That title is a complete oxymoron. I’m learning.
I am a control freak. I even had someone ask me once which branch of the military I was in as they saw the tight ship I run around this household. No military, all self imposed, self taught ridiculousness…. that is me ;)
So, this new grief thing… I’m not loving the lack of control I have in this area. I keep trying to figure it out and it keeps laughing at me and sneaking up like an annoying little kid jumping out at me with a nerf gun (mommas can relate!).
I thought all summer that the first week of school would be hard but it turned out that the week before school started was hard and I found myself crying in the school supply aisle at Walmart. I HATE crying in public. And then the first week of school was OK.
One day last week I was in line to pay for something really quick in Walgreens and I saw a particular kind of cookie that brought back memories of her time in Michigan at CLC which made me think of old friends and how I hadn’t even told them she passed away and then there I was crying in front of the poor cashier as I paid for my soda. Ugh!

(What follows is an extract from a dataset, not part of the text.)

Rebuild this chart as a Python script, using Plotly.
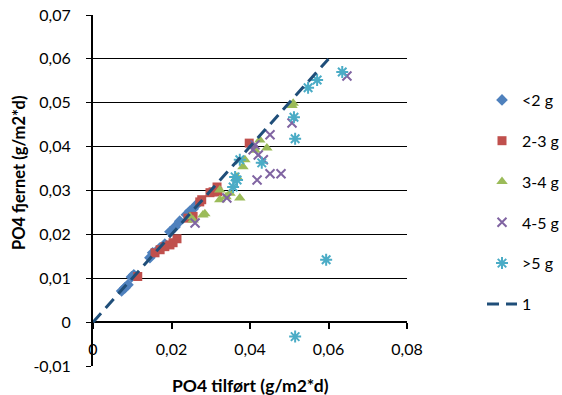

And pictures! Oh, pictures are THE WORST. If I could never take another group or family picture that would be just great (but also not fair to the people who are still here with me.) She is missing. I see the hole where she should be in every. single. one. I have no idea if I will even do Christmas cards this year….. and yep here come the tears again as I even type and think about Christmas. And I love Christmas but how will I even survive the annual picture of the kids in their Christmas PJ’s in front of the tree on Christmas Eve. Emma and Jackson always fought over who would get to hold her. Oh God… this is SO hard. Ok, I’ve gotta move on at this moment and let that tomorrow worry about itself.
This post has been rolling around in my head but there was something today that pushed me to write it. Today it was as simple as picking up the thermometer and accidentally hitting the button which shows you the last temp taken…..
This was another one of those little sneak attacks. I was going along just fine until this today. Laila’s temp when she passed away popped up right in front of my eyes unexpectedly. That temperature is completely unbelievable. But there it was staring at me, pulling me back into that moment of panic and sorrow and suffocation.
I keep trying to figure this grief monster out and get ahead of it but it’s unattainable. I cry at the weirdest times and can talk about her just fine in other moments when others (and myself) would expect tears.
I’m going to try to embrace it. What else is there to do.